= Terike Haapoja =

Terike Haapoja (born 1974) is a Finnish interdisciplinary visual artist, who works mainly with video and video installation. She's currently based in Berlin. Haapoja's work has been shown in solo and group exhibitions and festivals nationally and internationally.

Haapoja’s work investigates the existential and political boundaries of the world, exploring things like nature, death and other species, addressing especially the anthropocentric world view of Western traditions. She questions how different structures of exclusion and discrimination function as foundations for identity and culture.

In 2013, Haapoja represented Finland in the 55. Venice Biennale with a solo exhibition Closed Circuit – Open Duration in the Nordic Pavilion. She gained international recognition from her work, Museum of Nonhumanity (2016), that was created alongside Finnish author Laura Gustafsson. Museum of Nonhumanity has been exhibited in Taipei Biennale (2019), Santarcangelo Festival (2017) and Momentum Biennial (2017), and as part of the summer exhibition Animals and Us at Turner Contemporary, Margate. In 2016, Haapoja and Gustafsson were awarded with the Finnish State Media Art Award for the project. In 2020, Haapoja started an art and research project [Against] Animal Capitalism. In 2026, she curated a conference about her research for the National Museum of Contemporary Art Athens EMST.

Terike Haapoja’s work has been exhibited, among others, in Medina Triennial, Borås Biennale, Helsinki Biennale, Kalmar Art Museum, Kindl Berlin, Kiasma Museum of Contemporary Art and Chronus Art Center in Shanghai.

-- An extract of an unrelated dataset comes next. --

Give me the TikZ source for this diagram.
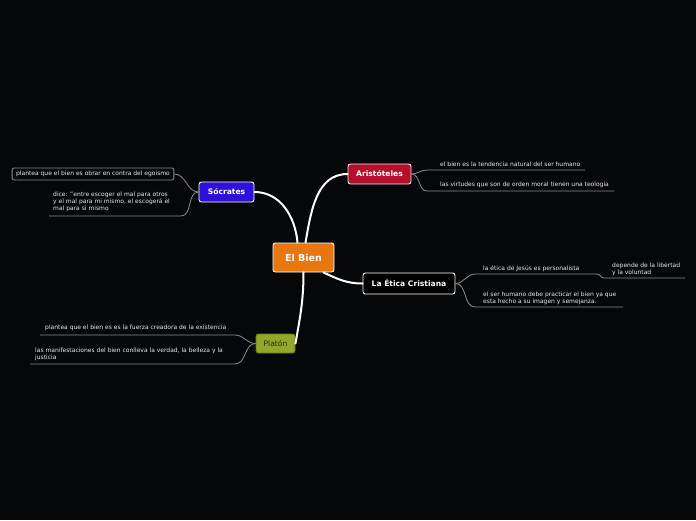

Haapoja has co-edited several publications including Bud Book –Manual for Earthly Living, The Helsinki Effect – Public Alternatives to Guggenheim’s Model of Culture-Driven Development, Altern Ecologies – Emergent Perspectives on the Ecological Threshold in the 55. Venice Biennale.

Haapoja has also been awarded Dukaatti prize (2008), the Säde prize (2009) and a honorary mention for artist of the year in 2007 at Finland’s Festival. In 2016, Haapoja won the ANTI Festival International Prize for Live Art. In 2022 Haapoja was awarded Guggenheim fellowship.

Haapoja has an MA degree from the Finnish Academy of Fine Arts and Theatre Academy.

Haapoja was a member of the board of trustees of Kone Foundation 2016–2018 and a member of the board of trustees of the Finnish Cultural Institute in New York in 2019–2022. She was also a founding member and a chair of Checkpoint Helsinki, a Helsinki-based art organisation now under the name PUBLICS.

==Personal life==
Haapoja is of Hungarian descent through her father.